Schwierigkeiten des ÖPNV im ländlichen Raum

Laut dem Bürgermeister habe man immer mit der Situation zu kämpfen, dass man, anders als in Ballungsräumen, eine große Fläche mit relativ wenigen potenziellen Kundinnen und Kunden bedienen müsse. Aufgrund der langen Wege zu möglichen Knotenpunkten und somit langen Beförderungszeiten beziehungsweise unattraktiven Taktungen sei der ÖPNV für viele keine Alternative zum Individualverkehr. 

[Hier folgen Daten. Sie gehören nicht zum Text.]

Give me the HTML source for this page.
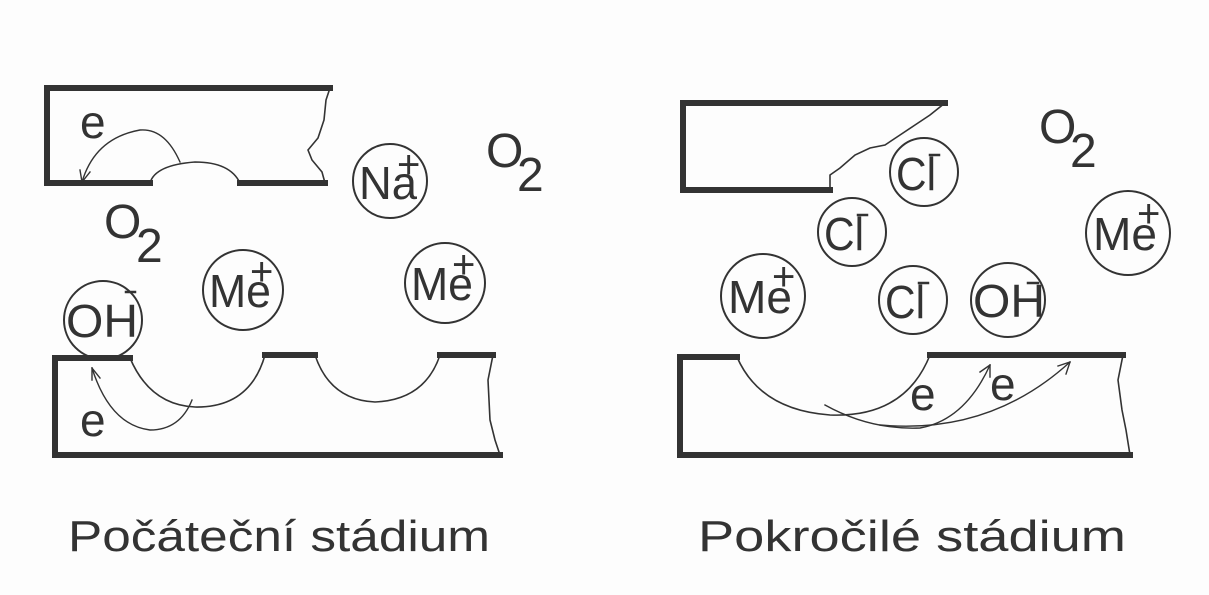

Deshalb sei eine erhöhte Taktung des ÖPNV, auch für Arbeitnehmer, die in der Früh- und Spätschicht arbeiteten, wünschenswert. Zudem seien weniger Umstiege, einfachere Tarifgestaltungen, kostengünstigere und verkehrsverbundübergreifende Tickets, erstrebenswert. Trotzdem müsse dies natürlich in einem sinnvollen und wirtschaftlichen Rahmen geschehen.

Im urbanen Raum seien die Vorteile des ÖPNV unmittelbar spürbar, da dort die Kosten gegenüber einer Nutzung des privaten Transportmittels klar erkennbar seien. Dort profitierten die Städter von einer besseren Taktung und Zeitersparnis, etwa durch S+U-Bahnen.

„Der Bund müsste Mittel in erforderlicher Höhe über das Land für die kommunale Ebene bereitstellen. Wenn der Bundesverkehrsminister seine Forderung ernst meint, muss er Worten auch Taten folgen lassen und zusätzliche Mittel für den ländlichen Raum zur Verfügung stellen“, fordert Grosche.